Essendo anche un poeta, contamina di poesia la sua musica, le sue canzoni sono spesso come versi musicali, con immagini vivide e significati nascosti.
Spettacolo molto interessante e piacevole. Gio Evan è un artista che sfugge alle etichette e si muove liberamente tra i generi regalando al pubblico una varietà di esperienze non solo musicali ma anche interiori.
“Stai attenta a quello che mi dici, abbi cura delle parole, dosale bene, scegli quelle giuste, quelle che ti esplodono da dentro, quelle che senti fin giù alla pancia. Dimmi solo quelle che crede il tuo cuore.”(da Il libro).

Gemma n° 2521

“Oggi, come gemma, ho deciso di portare una persona molto speciale per me, mio fratello A. Per me significa molto; anche se non lo dimostro, gli voglio molto bene. Lui ha 5 anni in meno di me e quindi è difficile spiegargli molte cose, ma posso capirlo. Sono molto felice di averlo come fratello così non mi sentirò mai solo, e posso insegnargli a giocare a calcio” (W. classe prima).

Gemma n° 2520

“Come gemma di quest’anno ho deciso di portare questo peluche che mi è stato donato da neonata. Si tratta di un piccolo panda regalatomi dai miei nonni pochi mesi dopo la mia nascita. Fin da subito me ne sono affezionata, era uno tra i tanti peluche che stava nel box con me però in lui ho sempre trovato qualcosa di più interessante e bello rispetto agli altri.
Forse perché ci giocavo spesso con mia nonna così da farlo diventare una parte molto importante nella vita di un neonato: infatti il nome ‘panda’ é stata la prima parola che ho pronunciato.
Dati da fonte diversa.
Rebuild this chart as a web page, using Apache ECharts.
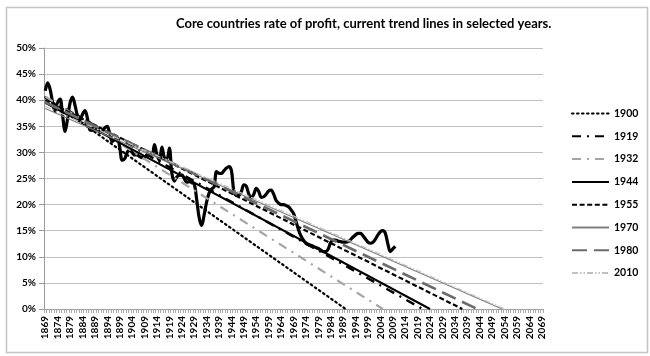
<!DOCTYPE html>
<html>
<head>
<meta charset="utf-8">
<script src="https://cdn.jsdelivr.net/npm/echarts@6/dist/echarts.min.js"></script>
<style>html,body{margin:0;padding:0;background:#fff}#c{width:650px;height:356px}</style>
</head>
<body>
<div id="c"></div>
<script>
// ---- data ----
const firstYear = 1869;
const lastYear = 2069;
const years = [];
for (let y = firstYear; y <= lastYear; y++) years.push(String(y));

// observed rate of profit (%), 1869..2010
const profitRate = [
  41.8, 43.3, 42.0, 39.5, 37.8, 39.5, 40.2, 37.0, 34.0, 36.5,
  39.5, 40.6, 39.0, 37.0, 36.2, 37.3, 38.0, 36.5, 34.3, 34.2,
  35.0, 34.5, 33.8, 34.0, 34.7, 35.0, 33.5, 32.1, 32.5, 32.8,
  31.0, 28.5, 28.8, 30.0, 30.5, 30.0, 29.5, 29.5, 29.2, 29.0,
  29.0, 29.5, 29.5, 29.5, 31.5, 29.5, 28.5, 31.0, 29.0, 28.8,
  30.8, 26.0, 24.5, 25.3, 25.6, 25.7, 25.0, 24.3, 24.4, 24.2,
  24.0, 21.0, 17.5, 16.0, 18.0, 20.5, 22.2, 23.0, 23.4, 26.3,
  26.0, 26.0, 26.5, 27.0, 27.3, 26.5, 22.5, 21.8, 21.8, 22.5,
  23.8, 23.5, 22.0, 21.3, 22.0, 23.1, 22.5, 21.4, 21.5, 22.0,
  22.6, 22.8, 22.0, 20.8, 20.3, 20.0, 20.0, 19.8, 19.6, 19.0,
  18.3, 16.8, 15.2, 14.0, 13.2, 12.6, 12.3, 12.2, 12.0, 11.8,
  11.6, 11.3, 11.0, 11.0, 11.5, 12.8, 13.2, 13.2, 13.0, 12.9,
  12.8, 12.8, 12.9, 13.3, 13.8, 14.2, 14.5, 14.5, 14.0, 13.4,
  12.8, 12.6, 12.8, 13.4, 14.2, 14.8, 15.0, 14.5, 12.5, 11.0,
  11.5, 12.0
];

// trend lines: name, value at 1869 (%), year where the line reaches 0%
const trendNames = ['1900', '1919', '1932', '1944', '1955', '1970', '1980', '2010'];
const trendStart = [40.6, 40.5, 40.7, 39.5, 40.0, 38.4, 39.6, 38.8];
const trendZeroYear = [1990, 2021, 2005, 2024, 2037, 2053, 2043, 2054];

// ---- styles ----
const trendStyles = [
  { color: '#000000', width: 2.2, type: [1.6, 3.4], cap: 'round' },
  { color: '#000000', width: 2.4, type: [9, 6, 2, 6] },
  { color: '#a6a6a6', width: 2.2, type: [9, 6, 2, 6] },
  { color: '#000000', width: 2.0, type: 'solid' },
  { color: '#000000', width: 2.2, type: [5, 2.6] },
  { color: '#808080', width: 1.2, type: 'solid' },
  { color: '#6b6b6b', width: 2.6, type: [15, 7] },
  { color: '#c0c0c0', width: 1.2, type: [6, 2, 1.5, 2, 1.5, 2] }
];

const FONT = 'Lato';

const series = [{
  name: 'Rate of profit',
  type: 'line',
  data: profitRate,
  smooth: 0.35,
  symbol: 'none',
  lineStyle: { color: '#000', width: 3.2 },
  z: 3
}];
trendNames.forEach((n, i) => {
  const st = trendStyles[i];
  series.push({
    name: n,
    type: 'line',
    data: [[String(firstYear), trendStart[i]], [String(trendZeroYear[i]), 0]],
    symbol: 'none',
    lineStyle: { color: st.color, width: st.width, type: st.type, cap: st.cap || 'butt' },
    itemStyle: { color: st.color },
    z: 4
  });
});

const chart = echarts.init(document.getElementById('c'), null, { renderer: 'canvas' });
chart.setOption({
  animation: false,
  backgroundColor: '#fff',
  title: {
    text: 'Core countries rate of profit, current trend lines in selected years.',
    left: 171, top: 12,
    textStyle: { fontFamily: FONT, fontWeight: 'bold', fontSize: 13, color: '#000' }
  },
  graphic: [{
    type: 'rect', left: 4, top: 5, silent: true,
    shape: { width: 641, height: 345 },
    style: { fill: 'none', stroke: '#c4c4c4', lineWidth: 1.5 }
  }],
  legend: {
    data: trendNames,
    orient: 'vertical',
    left: 566, top: 103,
    itemWidth: 37, itemHeight: 10, itemGap: 11.8,
    itemStyle: { opacity: 0 },
    textStyle: { fontFamily: FONT, fontWeight: 'bold', fontSize: 10.5, color: '#000' }
  },
  grid: { left: 44, right: 107, top: 48, bottom: 47, containLabel: false },
  xAxis: {
    type: 'category',
    data: years,
    boundaryGap: true,
    axisLine: { lineStyle: { color: '#999', width: 1 } },
    axisTick: { show: true, interval: 0, length: 4, lineStyle: { color: '#aaa' } },
    axisLabel: {
      interval: 4, rotate: 90, margin: 7,
      fontFamily: FONT, fontWeight: 'bold', fontSize: 10, color: '#000'
    },
    splitLine: { show: false }
  },
  yAxis: {
    type: 'value',
    min: 0, max: 50, interval: 5,
    axisLine: { show: true, lineStyle: { color: '#999', width: 1 } },
    axisTick: { show: true, length: 5, lineStyle: { color: '#999' } },
    axisLabel: {
      formatter: '{value}%', margin: 8,
      fontFamily: FONT, fontWeight: 'bold', fontSize: 10, color: '#000'
    },
    splitLine: { lineStyle: { color: '#c0c0c0', width: 1.2 } }
  },
  series: series
});
</script>
</body>
</html>
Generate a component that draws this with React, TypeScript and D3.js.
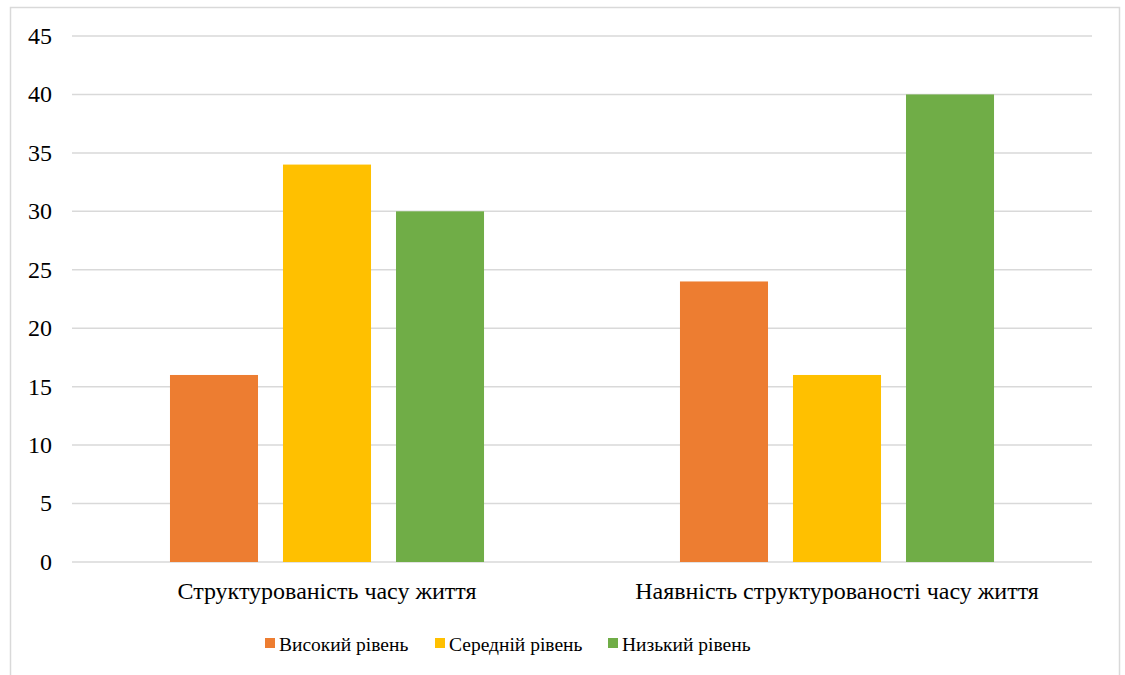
import * as d3 from "d3";

// категорії та серії
const categories = ["Структурованість часу життя", "Наявність структурованості часу життя"];
const seriesNames = ["Високий рівень", "Середній рівень", "Низький рівень"];
const seriesColors = ["#ED7D31", "#FFC000", "#70AD47"];
const high = [16, 24];
const medium = [34, 16];
const low = [30, 40];
const yTicks = [0, 5, 10, 15, 20, 25, 30, 35, 40, 45];
const legendX = [265, 435, 608];

const width = 1125;
const height = 675;
const margin = { left: 72, right: 33, top: 36, bottom: 113 };
const axisFont = { fontFamily: "Liberation Serif", fontSize: 24 };
const legendFont = { fontFamily: "Liberation Serif", fontSize: 19.5 };

const App = () => {
  const x0 = d3
    .scaleBand()
    .domain(categories)
    .range([margin.left, width - margin.right]);

  const x1 = d3
    .scaleBand()
    .domain(seriesNames)
    .range([0, x0.bandwidth()])
    .paddingInner(0.221)
    .paddingOuter(0.867);

  const y = d3
    .scaleLinear()
    .domain([0, 45])
    .range([height - margin.bottom, margin.top]);

  const series = [high, medium, low];
  const rows = categories.flatMap((c, ci) =>
    seriesNames.map((s, si) => ({ c, s, si, v: series[si][ci] }))
  );

  return (
    <svg
      width={width}
      height={height}
      style={{ position: "absolute", left: 0, top: 0, background: "#fff" }}
    >
      {/* рамка діаграми */}
      <rect x={10.5} y={7.5} width={1109} height={700} fill="none" stroke="#d9d9d9" strokeWidth={1.5} />

      {/* сітка та підписи осі Y */}
      {yTicks.map((t) => (
        <g key={t}>
          <line
            x1={margin.left}
            x2={width - margin.right}
            y1={y(t)}
            y2={y(t)}
            stroke="#d9d9d9"
            strokeWidth={1.5}
          />
          <text x={52} y={y(t)} dy="0.33em" textAnchor="end" fill="#000" style={axisFont}>
            {t}
          </text>
        </g>
      ))}

      {rows.map((d, i) => (
        <rect
          key={i}
          x={(x0(d.c) ?? 0) + (x1(d.s) ?? 0)}
          width={x1.bandwidth()}
          y={y(d.v)}
          height={y(0) - y(d.v)}
          fill={seriesColors[d.si]}
        />
      ))}

      {/* підписи категорій */}
      {categories.map((c) => (
        <text
          key={c}
          x={(x0(c) ?? 0) + x0.bandwidth() / 2}
          y={599}
          textAnchor="middle"
          fill="#000"
          style={axisFont}
        >
          {c}
        </text>
      ))}

      {/* легенда */}
      {seriesNames.map((s, i) => (
        <g key={s} transform={`translate(${legendX[i]}, 0)`}>
          <rect x={0} y={638} width={10} height={10} fill={seriesColors[i]} />
          <text x={14} y={651} fill="#000" style={legendFont}>
            {s}
          </text>
        </g>
      ))}
    </svg>
  );
};

export default App;
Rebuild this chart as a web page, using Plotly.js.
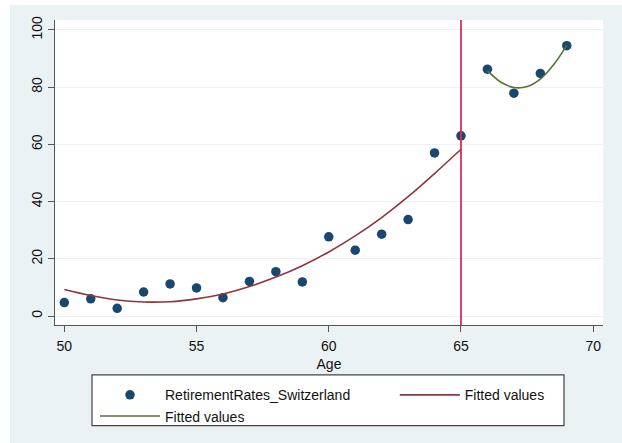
<!DOCTYPE html>
<html>
<head>
<meta charset="utf-8">
<script src="https://cdn.plot.ly/plotly-3.0.1.min.js"></script>
<style>
  html, body { margin: 0; padding: 0; background: #ffffff; }
  #chart { position: absolute; left: 10px; top: 5px; width: 612px; height: 438px; }
</style>
</head>
<body>
<div id="chart"></div>
<script>
// Observed retirement rates (%) by age
var ages = [50, 51, 52, 53, 54, 55, 56, 57, 58, 59, 60, 61, 62, 63, 64, 65, 66, 67, 68, 69];
var rates = [4.7, 6.0, 2.7, 8.4, 11.2, 9.8, 6.4, 12.1, 15.5, 11.9, 27.7, 23.0, 28.6, 33.7, 57.0, 63.0, 86.3, 77.9, 84.8, 94.5];

// Fitted values, ages 50-65
var fitAgesLow = [50, 51, 52, 53, 54, 55, 56, 57, 58, 59, 60, 61, 62, 63, 64, 65];
var fitLow = [9.3, 7.2, 5.6, 4.9, 5.0, 6.0, 7.7, 10.3, 13.6, 17.6, 22.4, 28.0, 34.4, 41.7, 49.8, 58.3];

// Fitted values, ages 66-69
var fitAgesHigh = [66, 66.5, 67, 67.5, 68, 68.5, 69];
var fitHigh = [85.8, 81.8, 79.9, 80.2, 82.8, 87.8, 94.6];

// Threshold age marked by the vertical line
var thresholdAge = 65;

var xTicks = [50, 55, 60, 65, 70];
var yTicks = [0, 20, 40, 60, 80, 100];

var seriesNames = ["RetirementRates_Switzerland", "Fitted values", "Fitted values"];

var font = "Liberation Sans, Arial, Helvetica, sans-serif";

var traces = [
  {
    x: ages, y: rates, type: "scatter", mode: "markers",
    name: seriesNames[0],
    marker: { color: "#1a476f", size: 9.5 },
    legend: "legend"
  },
  {
    x: fitAgesLow, y: fitLow, type: "scatter", mode: "lines",
    name: seriesNames[1],
    line: { color: "#90353b", width: 1.6, shape: "spline" },
    legend: "legend2"
  },
  {
    x: fitAgesHigh, y: fitHigh, type: "scatter", mode: "lines",
    name: seriesNames[2],
    line: { color: "#55752f", width: 1.6, shape: "spline" },
    legend: "legend"
  }
];

var legendCommon = {
  orientation: "v",
  bgcolor: "rgba(0,0,0,0)",
  borderwidth: 0,
  font: { family: font, size: 14, color: "#111" },
  itemwidth: 60,
  tracegroupgap: 0,
  xanchor: "left",
  yanchor: "top",
  traceorder: "normal"
};

var layout = {
  width: 612,
  height: 438,
  margin: { l: 45, r: 19, t: 15, b: 117 },
  paper_bgcolor: "#eaf2f3",
  plot_bgcolor: "#ffffff",
  font: { family: font, size: 14, color: "#111" },
  showlegend: true,
  legend: Object.assign({}, legendCommon, { x: 0.073, y: -0.174 }),
  legend2: Object.assign({}, legendCommon, { x: 0.62, y: -0.174 }),
  xaxis: {
    range: [49.648, 70.37],
    tickvals: xTicks,
    ticktext: xTicks.map(String),
    ticks: "outside", ticklen: 6, tickwidth: 1, tickcolor: "#555",
    ticklabelstandoff: 2,
    showline: true, linecolor: "#555", linewidth: 1,
    showgrid: false, zeroline: false,
    tickfont: { family: font, size: 14, color: "#111" },
    title: { text: "Age", font: { family: font, size: 14, color: "#111" }, standoff: 6 },
    automargin: false
  },
  yaxis: {
    range: [-3.14, 103.48],
    tickvals: yTicks,
    ticktext: yTicks.map(String),
    tickangle: -90,
    ticks: "outside", ticklen: 6, tickwidth: 1, tickcolor: "#555",
    showline: true, linecolor: "#555", linewidth: 1,
    showgrid: true, gridcolor: "#eaf2f3", gridwidth: 1,
    zeroline: false,
    tickfont: { family: font, size: 14, color: "#111" },
    automargin: false
  },
  shapes: [
    {
      type: "line", xref: "x", yref: "paper",
      x0: thresholdAge, x1: thresholdAge, y0: 0, y1: 1,
      line: { color: "#dc2f55", width: 1.8 }
    },
    {
      type: "rect", xref: "paper", yref: "paper",
      x0: 0.0675, x1: 0.9288, y0: -0.1634, y1: -0.330,
      fillcolor: "#ffffff",
      line: { color: "#444", width: 1.2 },
      layer: "below"
    }
  ]
};

Plotly.newPlot("chart", traces, layout, { displayModeBar: false, staticPlot: true });
</script>
</body>
</html>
Di preciso non so come io ci sia riuscita, non me lo ricordo ovviamente, ma secondo alcune fonti avevo sempre sotto il braccio quel piccolo panda e grazie all’aiuto di mia nonna, la quale costantemente mi ripeteva il nome di quell’oggettino, da un giorno all’altro quella parola è uscita dalla piccola boccuccia.
Si tratta di un oggetto molto importante per me non solo per il valore affettivo ma anche per il fatto che rappresenta la cura con cui i miei nonni mi hanno accolta nei miei primi mesi di vita. Sono molto grata per il dono di aver avuto dei nonni amorevoli, ho potuto sperimentare con loro la vicinanza, la tenerezza e la saggezza. Mi hanno insegnato cosa significhi essere benvenuta al mondo, fare parte di una storia familiare, una storia da custodire” (S. classe prima).

Gemma n° 2519

“Il pallone da pallavolo rappresenta lo sport che ho cominciato a praticare da settembre, il quale ha avuto una certa ricorrenza nel corso della mia vita. Con la pallavolo è sempre stato un tira e molla ma dall’inizio dell’anno scolastico ho preso la decisione di ricominciare e non smettere più una volta per tutte, combattendo così le sensazioni di inferiorità e di ansia al confronto con i miei coetanei. Ho fatto molti progressi sia psicologicamente che tecnicamente nello sport e continuerò senza più arrendermi” (A. classe quarta).

Gemma n° 2518

“Ho scelto di portare questo libro perché da piccola avevo paura della morte di mia madre, e allora mia mamma me l’ha comprato per tranquillizzarmi” (V. classe prima).